**Requirements:** In the entries below, find the lines with the word "code" and copy them.

----------------------------------------

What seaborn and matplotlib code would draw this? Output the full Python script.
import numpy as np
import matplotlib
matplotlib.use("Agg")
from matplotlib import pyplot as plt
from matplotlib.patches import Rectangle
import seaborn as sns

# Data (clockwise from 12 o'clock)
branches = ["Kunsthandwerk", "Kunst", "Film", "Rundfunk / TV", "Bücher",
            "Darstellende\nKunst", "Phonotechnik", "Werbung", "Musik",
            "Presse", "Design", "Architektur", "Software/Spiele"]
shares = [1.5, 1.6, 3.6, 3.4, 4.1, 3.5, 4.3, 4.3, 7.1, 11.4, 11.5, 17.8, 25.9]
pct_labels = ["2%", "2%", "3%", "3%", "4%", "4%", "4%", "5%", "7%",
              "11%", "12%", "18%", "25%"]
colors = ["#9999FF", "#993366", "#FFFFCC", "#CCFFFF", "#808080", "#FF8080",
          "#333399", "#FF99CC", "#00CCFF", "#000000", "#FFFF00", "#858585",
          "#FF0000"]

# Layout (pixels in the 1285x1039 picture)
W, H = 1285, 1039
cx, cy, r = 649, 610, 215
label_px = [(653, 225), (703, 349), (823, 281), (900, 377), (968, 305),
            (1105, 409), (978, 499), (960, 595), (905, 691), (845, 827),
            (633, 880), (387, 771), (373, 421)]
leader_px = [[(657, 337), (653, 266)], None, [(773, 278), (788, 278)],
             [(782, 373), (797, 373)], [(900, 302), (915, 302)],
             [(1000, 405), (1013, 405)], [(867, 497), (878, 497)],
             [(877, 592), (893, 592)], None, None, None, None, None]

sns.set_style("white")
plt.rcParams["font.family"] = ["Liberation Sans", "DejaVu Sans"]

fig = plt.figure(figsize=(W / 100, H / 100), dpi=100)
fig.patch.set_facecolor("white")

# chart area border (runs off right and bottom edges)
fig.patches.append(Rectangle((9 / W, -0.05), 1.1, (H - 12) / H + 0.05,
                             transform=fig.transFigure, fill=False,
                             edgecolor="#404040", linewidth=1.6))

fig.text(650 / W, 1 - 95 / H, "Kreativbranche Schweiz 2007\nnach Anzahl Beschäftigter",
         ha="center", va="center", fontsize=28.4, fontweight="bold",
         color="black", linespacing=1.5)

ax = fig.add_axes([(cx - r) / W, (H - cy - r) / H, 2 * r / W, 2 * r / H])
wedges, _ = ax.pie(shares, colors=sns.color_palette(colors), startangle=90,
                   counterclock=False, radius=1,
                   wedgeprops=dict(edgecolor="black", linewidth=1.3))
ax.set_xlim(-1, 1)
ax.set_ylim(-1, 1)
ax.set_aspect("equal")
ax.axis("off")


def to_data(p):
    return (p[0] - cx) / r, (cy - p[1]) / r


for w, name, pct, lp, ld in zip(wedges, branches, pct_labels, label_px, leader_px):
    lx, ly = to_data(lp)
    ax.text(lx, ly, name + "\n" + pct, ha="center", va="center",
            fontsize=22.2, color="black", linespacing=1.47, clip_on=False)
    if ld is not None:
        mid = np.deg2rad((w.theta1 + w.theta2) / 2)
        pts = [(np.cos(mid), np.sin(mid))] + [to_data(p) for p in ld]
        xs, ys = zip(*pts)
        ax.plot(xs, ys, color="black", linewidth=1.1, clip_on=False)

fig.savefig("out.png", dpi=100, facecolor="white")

----------------------------------------

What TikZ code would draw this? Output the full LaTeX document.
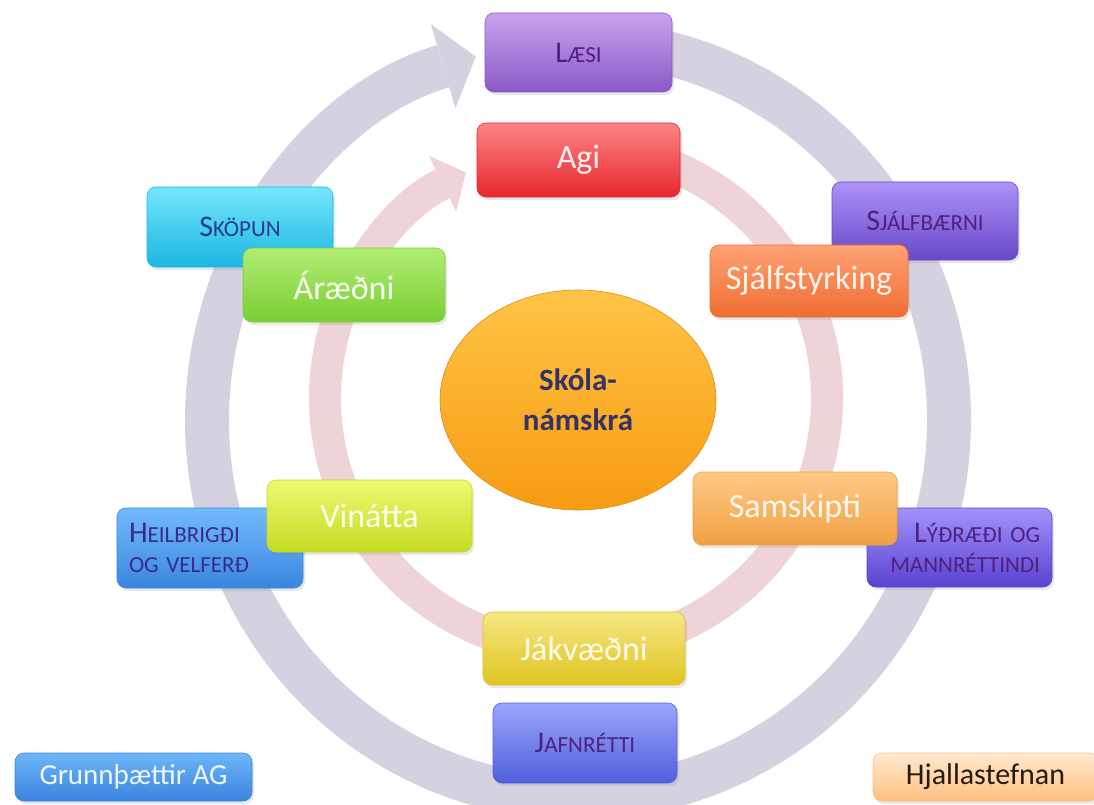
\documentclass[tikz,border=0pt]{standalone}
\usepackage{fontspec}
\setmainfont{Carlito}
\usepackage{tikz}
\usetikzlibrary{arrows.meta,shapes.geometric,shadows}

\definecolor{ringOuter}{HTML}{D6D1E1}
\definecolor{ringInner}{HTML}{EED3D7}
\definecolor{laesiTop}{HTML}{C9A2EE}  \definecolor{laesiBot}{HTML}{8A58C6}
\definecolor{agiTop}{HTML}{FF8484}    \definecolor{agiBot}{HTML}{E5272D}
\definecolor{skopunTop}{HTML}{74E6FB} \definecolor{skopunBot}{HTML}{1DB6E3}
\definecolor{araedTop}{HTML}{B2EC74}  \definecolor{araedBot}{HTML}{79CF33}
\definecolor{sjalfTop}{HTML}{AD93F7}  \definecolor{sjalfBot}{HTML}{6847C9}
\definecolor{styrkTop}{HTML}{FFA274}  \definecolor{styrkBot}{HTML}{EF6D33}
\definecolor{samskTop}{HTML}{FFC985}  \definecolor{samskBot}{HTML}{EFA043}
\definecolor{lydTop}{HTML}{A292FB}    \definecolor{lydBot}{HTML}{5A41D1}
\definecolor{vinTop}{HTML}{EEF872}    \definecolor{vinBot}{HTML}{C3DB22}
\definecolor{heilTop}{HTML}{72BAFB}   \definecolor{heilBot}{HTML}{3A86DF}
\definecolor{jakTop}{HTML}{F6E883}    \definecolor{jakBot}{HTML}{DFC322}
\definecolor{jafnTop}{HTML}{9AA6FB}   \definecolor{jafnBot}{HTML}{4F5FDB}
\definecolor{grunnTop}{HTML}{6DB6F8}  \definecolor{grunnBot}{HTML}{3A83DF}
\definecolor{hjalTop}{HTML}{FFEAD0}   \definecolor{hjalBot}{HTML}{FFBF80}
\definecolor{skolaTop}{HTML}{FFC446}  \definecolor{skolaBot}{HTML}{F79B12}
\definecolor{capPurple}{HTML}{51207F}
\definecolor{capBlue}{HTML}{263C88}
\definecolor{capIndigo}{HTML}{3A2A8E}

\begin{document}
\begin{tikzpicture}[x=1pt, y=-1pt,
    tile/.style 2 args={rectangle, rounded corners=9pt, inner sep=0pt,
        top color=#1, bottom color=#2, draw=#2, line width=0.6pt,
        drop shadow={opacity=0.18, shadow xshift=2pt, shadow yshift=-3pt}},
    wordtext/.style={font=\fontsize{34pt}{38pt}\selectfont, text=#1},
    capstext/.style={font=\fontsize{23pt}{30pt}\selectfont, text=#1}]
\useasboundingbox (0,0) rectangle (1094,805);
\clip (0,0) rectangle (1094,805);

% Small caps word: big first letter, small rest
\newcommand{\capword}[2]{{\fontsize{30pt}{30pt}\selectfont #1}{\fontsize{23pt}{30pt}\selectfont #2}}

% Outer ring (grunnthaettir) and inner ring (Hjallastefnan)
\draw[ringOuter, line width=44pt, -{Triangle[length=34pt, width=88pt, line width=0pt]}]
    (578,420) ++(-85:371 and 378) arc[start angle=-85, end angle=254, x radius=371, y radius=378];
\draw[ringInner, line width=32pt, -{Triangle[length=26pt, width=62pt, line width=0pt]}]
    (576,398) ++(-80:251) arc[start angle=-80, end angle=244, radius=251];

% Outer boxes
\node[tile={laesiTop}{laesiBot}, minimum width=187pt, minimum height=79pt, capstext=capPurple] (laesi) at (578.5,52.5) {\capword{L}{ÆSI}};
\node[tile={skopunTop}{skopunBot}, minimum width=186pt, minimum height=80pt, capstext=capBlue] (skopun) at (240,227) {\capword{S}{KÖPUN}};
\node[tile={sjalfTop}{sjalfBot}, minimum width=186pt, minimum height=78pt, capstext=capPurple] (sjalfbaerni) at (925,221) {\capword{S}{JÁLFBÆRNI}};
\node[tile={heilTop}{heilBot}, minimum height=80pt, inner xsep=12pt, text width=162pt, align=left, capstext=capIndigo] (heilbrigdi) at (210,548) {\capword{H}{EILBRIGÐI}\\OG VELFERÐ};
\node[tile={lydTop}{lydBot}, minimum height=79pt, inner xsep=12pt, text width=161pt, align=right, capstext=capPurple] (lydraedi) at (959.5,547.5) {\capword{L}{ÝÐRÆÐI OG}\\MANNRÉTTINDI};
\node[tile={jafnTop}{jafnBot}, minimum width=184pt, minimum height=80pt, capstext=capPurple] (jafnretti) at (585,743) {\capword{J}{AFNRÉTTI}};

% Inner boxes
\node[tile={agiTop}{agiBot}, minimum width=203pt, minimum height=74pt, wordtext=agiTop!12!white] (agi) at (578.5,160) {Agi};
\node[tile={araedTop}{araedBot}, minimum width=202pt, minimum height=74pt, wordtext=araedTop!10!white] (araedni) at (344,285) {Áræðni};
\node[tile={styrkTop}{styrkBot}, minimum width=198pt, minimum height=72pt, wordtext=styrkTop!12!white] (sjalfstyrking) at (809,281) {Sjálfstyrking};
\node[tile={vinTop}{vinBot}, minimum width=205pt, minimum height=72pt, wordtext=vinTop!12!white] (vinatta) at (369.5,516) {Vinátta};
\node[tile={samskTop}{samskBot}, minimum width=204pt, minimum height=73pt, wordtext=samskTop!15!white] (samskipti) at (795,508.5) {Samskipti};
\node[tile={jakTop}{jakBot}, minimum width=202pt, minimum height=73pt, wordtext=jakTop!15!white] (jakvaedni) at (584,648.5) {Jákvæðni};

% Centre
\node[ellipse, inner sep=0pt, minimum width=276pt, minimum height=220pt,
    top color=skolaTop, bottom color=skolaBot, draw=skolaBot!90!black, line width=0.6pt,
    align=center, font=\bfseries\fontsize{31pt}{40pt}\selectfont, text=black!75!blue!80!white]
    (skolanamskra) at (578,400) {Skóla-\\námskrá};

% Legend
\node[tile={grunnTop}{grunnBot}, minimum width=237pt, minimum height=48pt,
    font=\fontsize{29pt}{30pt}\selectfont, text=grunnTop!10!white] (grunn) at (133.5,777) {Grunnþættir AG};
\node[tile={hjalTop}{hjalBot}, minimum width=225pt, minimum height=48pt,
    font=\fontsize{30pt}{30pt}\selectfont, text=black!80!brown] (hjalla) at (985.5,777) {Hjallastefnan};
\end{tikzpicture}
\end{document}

----------------------------------------

**Task solution:**
What seaborn and matplotlib code would draw this? Output the full Python script.
What TikZ code would draw this? Output the full LaTeX document.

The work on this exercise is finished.